The exercise
Which lines hold the word "matplotlib"? Show each of them.

Information provided
%%

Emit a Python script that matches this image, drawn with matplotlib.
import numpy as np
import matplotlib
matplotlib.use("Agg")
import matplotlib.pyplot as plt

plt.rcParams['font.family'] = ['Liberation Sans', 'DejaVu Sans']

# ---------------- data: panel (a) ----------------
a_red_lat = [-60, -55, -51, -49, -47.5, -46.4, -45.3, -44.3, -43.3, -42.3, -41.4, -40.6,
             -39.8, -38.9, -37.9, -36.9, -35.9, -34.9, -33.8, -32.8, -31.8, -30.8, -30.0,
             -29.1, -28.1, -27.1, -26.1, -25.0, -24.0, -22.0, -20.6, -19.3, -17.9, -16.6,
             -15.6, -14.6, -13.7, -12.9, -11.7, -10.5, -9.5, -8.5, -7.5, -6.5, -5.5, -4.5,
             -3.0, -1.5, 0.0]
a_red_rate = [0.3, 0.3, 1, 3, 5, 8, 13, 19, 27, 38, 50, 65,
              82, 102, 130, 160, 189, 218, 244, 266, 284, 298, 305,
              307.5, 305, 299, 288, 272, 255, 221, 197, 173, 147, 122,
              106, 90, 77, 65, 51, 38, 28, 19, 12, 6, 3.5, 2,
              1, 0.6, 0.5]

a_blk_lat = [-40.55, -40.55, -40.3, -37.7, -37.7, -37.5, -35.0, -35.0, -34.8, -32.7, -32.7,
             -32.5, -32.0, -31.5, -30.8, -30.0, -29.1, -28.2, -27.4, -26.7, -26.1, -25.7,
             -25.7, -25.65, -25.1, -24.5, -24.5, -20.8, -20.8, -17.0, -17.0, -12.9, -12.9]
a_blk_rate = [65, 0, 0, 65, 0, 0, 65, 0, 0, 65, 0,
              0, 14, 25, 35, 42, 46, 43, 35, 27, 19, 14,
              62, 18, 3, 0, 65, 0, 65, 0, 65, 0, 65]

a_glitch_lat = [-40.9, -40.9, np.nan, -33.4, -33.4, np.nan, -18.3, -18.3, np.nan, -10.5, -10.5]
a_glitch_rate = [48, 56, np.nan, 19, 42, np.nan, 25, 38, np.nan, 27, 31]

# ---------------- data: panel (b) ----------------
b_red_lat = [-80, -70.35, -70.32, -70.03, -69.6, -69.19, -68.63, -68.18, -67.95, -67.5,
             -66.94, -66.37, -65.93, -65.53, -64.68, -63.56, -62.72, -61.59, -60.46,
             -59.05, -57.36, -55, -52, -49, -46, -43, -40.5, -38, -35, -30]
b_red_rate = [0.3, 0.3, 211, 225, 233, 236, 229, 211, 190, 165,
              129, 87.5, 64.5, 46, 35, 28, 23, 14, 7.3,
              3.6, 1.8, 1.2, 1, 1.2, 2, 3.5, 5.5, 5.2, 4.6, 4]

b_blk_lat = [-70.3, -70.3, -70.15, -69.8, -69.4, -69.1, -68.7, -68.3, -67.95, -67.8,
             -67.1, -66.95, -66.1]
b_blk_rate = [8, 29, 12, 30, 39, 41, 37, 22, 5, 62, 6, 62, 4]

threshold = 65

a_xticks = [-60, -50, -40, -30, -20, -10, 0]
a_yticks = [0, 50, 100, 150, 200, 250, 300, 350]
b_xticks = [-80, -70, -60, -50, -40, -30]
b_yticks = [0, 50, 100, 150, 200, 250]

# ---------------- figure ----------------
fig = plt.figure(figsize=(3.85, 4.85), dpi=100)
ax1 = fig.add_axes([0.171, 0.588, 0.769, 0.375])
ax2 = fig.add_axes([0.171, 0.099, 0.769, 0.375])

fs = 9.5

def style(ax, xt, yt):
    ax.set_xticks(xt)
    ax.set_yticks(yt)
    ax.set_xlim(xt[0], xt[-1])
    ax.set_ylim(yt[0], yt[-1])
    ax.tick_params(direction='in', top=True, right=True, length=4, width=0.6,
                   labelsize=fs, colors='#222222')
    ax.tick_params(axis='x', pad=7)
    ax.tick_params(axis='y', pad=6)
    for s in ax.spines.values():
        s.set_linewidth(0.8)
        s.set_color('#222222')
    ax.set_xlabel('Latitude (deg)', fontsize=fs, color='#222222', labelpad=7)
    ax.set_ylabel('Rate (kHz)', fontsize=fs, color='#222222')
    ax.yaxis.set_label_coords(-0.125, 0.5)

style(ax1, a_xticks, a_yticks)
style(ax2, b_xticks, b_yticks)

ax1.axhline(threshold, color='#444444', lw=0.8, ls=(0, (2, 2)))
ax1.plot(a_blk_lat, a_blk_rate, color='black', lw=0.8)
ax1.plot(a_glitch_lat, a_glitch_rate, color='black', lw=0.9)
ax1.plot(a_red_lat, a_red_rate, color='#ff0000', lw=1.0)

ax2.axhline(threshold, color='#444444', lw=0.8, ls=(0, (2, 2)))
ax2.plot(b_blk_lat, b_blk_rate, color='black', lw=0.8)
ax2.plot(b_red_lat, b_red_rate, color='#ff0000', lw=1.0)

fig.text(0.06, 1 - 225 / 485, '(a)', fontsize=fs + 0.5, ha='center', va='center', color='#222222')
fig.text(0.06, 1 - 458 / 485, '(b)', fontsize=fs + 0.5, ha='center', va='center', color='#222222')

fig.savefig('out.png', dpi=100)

%%

Full solution
Emit a Python script that matches this image, drawn with matplotlib.
import matplotlib
matplotlib.use("Agg")
import matplotlib.pyplot as plt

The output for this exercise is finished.